Every action is born of good or ill. There is nothing neutral.

All readers will have heard of C. S. Lewis; not all wil have heard of his good friend Charles Williams. Williams was an editor at Oxford University Press. He wrote novels, poetry, drama, criticism, biography, and theological essays, besides a torrent of reviews.

As an orthodox Anglican, he was, of course, a sacramentalist. This had its effect on what he wrote. More than that, it determined his whole vision. A sacramentalist believes that the greater may be perceived in the lesser (e.g., water bespeaks more than H2O when it appears in the rite of baptism).

On this accounting, of course, every Christian is in some sense a “sacramentalist.” Nature itself speaks of more than zoology, meteorology, or astronomy to him: running through his imagination he has language about dragons and great deeps praising God, black clouds being God’s chariot, and the morning stars singing together; and however he may attempt to chalk all of this up to mere “poetry,” he does not thereby mean that it is all nonsense, as his secularist friend would.
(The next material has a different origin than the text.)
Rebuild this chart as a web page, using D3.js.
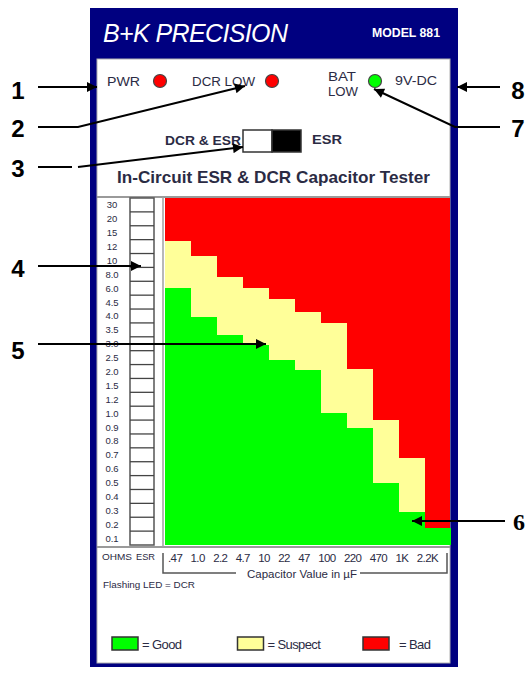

It means something, and probably something that reaches into regions that the textbooks cannot quite concern themselves with.

But that is to use the word somewhat loosely. For many Christians, the word sacrament sails too near the wind of magic.

There is one aspect of Williams’s vision, however, that no Christian can quarrel with, and it shows up in his fiction and poetry in a stark and unsettling way. It certainly suggests that the greater may well be both cloaked and revealed in the lesser. We might call it “heaven and hell under every bush.”

It would run something like this: the small nuances of our day-to-day attitudes, acts, and words, brought to their final fruition, turn out to be the stuff that heaven and hell are made of. For example, the sarcastic lift of an eyebrow carries the seed of murder since it bespeaks my wish to diminish someone else’s existence. To open a door for a man carrying luggage recalls the Cross since it is a small case in point of putting the other person first. The policeman on the corner and the Emperor of Byzantium are of one cloth, since both are cases in point of uniformed, vested authority. A cup of cold water unfurls, just for a moment, the kingdom of heaven, since, like the Cross, it means “my life for yours.”

Every attitude, act, and word of ours partakes, alas, of either charity or egoism. Nothing is quite neutral. (We cannot read the prophets or the Sermon on the Mount without becoming alarmed over this.) Charity is what heaven is made of, and egoism is what hell is made of. One way or another, I am becoming more and more at home in the one or the other. Everything keeps rising toward heaven or plummeting toward hell. The whole conflict of heaven and hell crops up at our elbow a thousand times a day. Everything in our experience seems to carry an enormous weight or significance.

To recognize this is to glimpse, perhaps, what C. S. Lewis intimated in a maxim he used more than once in his fiction: “Everything is always thickening and hardening and coming to a point.” We can see this, for example, in the boy Adolf, whose early attitudes, however amorphous, thickened and hardened and came to the point we call Hitler. We can see it again in the way early and rather tentative discussions on population planning and biogenetics thickened and hardened and came to the point of the abortion phenomenon. We can see it supremely in the drama of redemption, where “sundry times and divers manners” thickened and hardened and came to the point of the Annunciation and the Nativity. Or again, where pharasaical attitudes came to the point of the Crucifixion.

We can see it in the soul in bliss, where all the bumbling and intermittent acts of charity, apparently so random and unsubstantial, have turned out to be what Saint Paul calls gold, silver, and precious stones. (Only a metaphor? The word “only” is a dangerous one: do we think the heavenly reality is less than, or thinner than, what we mortals call gold? We may well have it exactly backwards.)

The ghastly obverse of that picture, of course, is the damned soul, where the “thickening and hardening” has turned out to be of a piece with what evil always does to the good creation, namely undoes it. Certainly one way of picturing the damned soul is to see it in some fashion as the detritus left after egoism and parsimony and indulgence and pusillanimity have leeched and leeched away almost the whole of what God made when he made that soul. A wraith. A specter. (“Hitler” is not what God had in mind when he made Adolf Schicklgruber. What traces of that boy, or of God’s idea of that boy, were left in the man at Berchtesgaden?)

The whole thing is exhilarating and alarming. But it all seems to press through the scrim of Scripture, at every point. Otherwise why bother piercing even unto the dividing asunder of soul and spirit, or looking into the thoughts and intents of the heart?

Dr. Howard, professor of English at Gordon College, Wenham, Massachusetts, is the author of numerous books. Portions of this column are adapted from his latest, The Novels of Charles Williams (Oxford, 1983).